>> begin
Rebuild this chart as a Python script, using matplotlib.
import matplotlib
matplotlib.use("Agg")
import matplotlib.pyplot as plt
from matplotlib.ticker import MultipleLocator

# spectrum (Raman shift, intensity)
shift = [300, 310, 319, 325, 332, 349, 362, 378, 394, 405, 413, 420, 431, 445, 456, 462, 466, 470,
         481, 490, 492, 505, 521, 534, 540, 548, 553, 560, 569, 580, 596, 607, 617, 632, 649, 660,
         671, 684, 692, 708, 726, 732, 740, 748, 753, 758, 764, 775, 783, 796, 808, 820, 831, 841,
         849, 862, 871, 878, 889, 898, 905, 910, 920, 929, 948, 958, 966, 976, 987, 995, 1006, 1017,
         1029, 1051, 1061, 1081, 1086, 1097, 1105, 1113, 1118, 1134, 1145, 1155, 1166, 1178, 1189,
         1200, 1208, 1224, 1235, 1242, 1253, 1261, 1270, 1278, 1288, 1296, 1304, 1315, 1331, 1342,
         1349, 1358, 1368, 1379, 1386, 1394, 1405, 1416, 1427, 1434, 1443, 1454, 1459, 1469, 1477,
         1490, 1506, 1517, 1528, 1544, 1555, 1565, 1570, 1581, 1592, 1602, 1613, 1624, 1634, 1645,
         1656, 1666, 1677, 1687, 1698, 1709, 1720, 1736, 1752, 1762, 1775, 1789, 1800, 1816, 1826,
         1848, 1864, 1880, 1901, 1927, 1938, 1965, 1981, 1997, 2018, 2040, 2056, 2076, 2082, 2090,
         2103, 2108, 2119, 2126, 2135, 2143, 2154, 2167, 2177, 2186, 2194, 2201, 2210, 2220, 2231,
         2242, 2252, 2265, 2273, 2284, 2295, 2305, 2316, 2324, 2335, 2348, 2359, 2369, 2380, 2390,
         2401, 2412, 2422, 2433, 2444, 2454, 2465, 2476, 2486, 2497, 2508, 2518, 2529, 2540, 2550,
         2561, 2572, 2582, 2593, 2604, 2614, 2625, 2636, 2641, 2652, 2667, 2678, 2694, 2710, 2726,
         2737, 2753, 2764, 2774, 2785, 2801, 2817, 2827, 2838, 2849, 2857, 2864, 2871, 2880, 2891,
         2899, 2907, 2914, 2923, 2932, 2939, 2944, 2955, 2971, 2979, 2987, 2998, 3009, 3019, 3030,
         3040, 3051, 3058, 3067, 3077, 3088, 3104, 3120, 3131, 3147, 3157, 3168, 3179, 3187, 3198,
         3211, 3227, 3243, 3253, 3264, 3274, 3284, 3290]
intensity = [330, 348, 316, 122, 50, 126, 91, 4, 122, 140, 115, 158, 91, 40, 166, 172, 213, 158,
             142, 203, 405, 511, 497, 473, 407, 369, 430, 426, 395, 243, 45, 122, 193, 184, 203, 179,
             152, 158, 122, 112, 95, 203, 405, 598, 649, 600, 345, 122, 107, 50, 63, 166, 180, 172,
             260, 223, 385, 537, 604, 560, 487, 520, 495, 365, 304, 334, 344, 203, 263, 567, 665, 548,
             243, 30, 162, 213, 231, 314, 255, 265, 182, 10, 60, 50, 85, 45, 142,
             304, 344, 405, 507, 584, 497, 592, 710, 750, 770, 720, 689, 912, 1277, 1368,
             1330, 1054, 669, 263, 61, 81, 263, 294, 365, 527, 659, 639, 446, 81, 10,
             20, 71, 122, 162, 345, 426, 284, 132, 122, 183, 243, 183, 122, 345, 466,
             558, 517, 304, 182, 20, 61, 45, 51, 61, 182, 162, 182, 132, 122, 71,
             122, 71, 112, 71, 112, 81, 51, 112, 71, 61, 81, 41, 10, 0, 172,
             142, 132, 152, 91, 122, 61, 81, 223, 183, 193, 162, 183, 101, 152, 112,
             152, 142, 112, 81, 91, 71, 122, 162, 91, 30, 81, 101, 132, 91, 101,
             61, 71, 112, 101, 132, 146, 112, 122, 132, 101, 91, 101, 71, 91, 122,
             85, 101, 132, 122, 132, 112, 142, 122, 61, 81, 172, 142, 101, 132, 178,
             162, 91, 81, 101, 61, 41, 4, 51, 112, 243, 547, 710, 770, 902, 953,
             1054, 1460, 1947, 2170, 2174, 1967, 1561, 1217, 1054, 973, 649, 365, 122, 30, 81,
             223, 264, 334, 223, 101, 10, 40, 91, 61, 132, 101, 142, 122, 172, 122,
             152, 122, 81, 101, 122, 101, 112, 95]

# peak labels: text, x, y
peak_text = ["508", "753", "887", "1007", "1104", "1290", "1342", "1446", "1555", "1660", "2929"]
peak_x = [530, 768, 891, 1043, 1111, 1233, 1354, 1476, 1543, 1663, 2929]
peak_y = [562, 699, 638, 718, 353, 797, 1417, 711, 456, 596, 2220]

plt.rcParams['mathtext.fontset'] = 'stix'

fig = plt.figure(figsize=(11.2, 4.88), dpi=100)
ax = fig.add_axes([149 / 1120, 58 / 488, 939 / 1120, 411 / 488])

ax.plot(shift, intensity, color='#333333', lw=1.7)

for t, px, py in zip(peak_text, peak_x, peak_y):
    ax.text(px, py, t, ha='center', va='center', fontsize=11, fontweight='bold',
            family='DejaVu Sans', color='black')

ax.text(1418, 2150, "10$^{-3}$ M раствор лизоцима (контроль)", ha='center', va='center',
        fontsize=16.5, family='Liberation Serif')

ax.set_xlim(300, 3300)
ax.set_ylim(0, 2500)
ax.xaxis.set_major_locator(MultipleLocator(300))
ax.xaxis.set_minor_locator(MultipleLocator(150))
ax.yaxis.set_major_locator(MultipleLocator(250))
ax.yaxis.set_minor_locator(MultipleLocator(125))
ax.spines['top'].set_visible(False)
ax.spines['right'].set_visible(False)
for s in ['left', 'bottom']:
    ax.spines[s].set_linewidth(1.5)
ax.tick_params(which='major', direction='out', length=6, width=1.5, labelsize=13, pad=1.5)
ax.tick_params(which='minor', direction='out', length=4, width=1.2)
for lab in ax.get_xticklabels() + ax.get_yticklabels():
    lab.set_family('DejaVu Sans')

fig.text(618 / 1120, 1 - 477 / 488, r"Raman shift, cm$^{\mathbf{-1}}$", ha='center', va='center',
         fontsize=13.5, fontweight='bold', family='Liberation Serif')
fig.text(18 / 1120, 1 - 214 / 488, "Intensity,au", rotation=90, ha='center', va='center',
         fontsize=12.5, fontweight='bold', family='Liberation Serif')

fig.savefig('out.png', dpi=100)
>> end
>> begin
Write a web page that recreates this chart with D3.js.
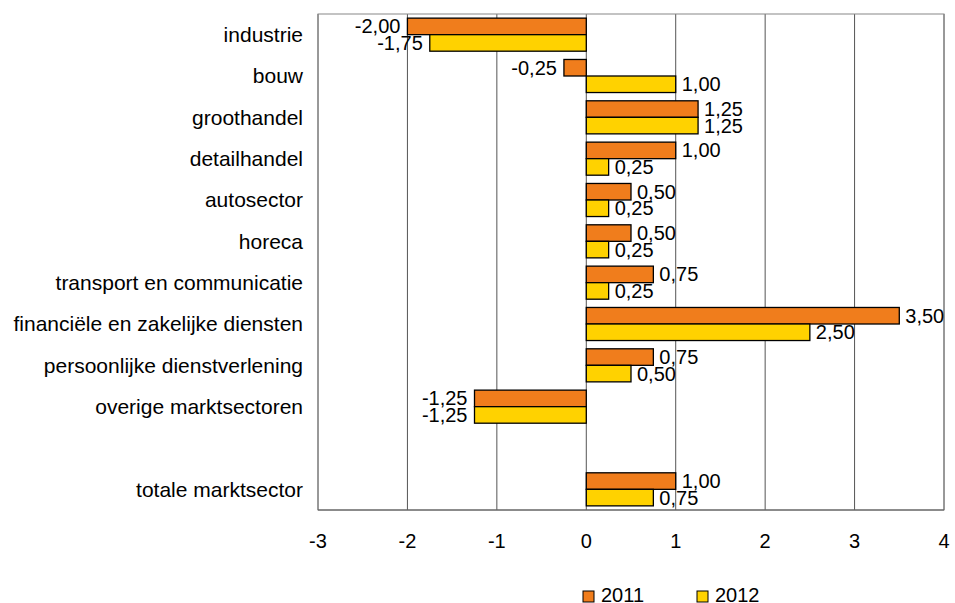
>> end
| Exercise |
Take the line containing "Rebuild this chart" and the line containing "from matplotlib.ticker import MultipleLocator". Write out both and all lines between, exactly, and nothing more.

| Worked answer |
Rebuild this chart as a Python script, using matplotlib.
import matplotlib
matplotlib.use("Agg")
import matplotlib.pyplot as plt
from matplotlib.ticker import MultipleLocator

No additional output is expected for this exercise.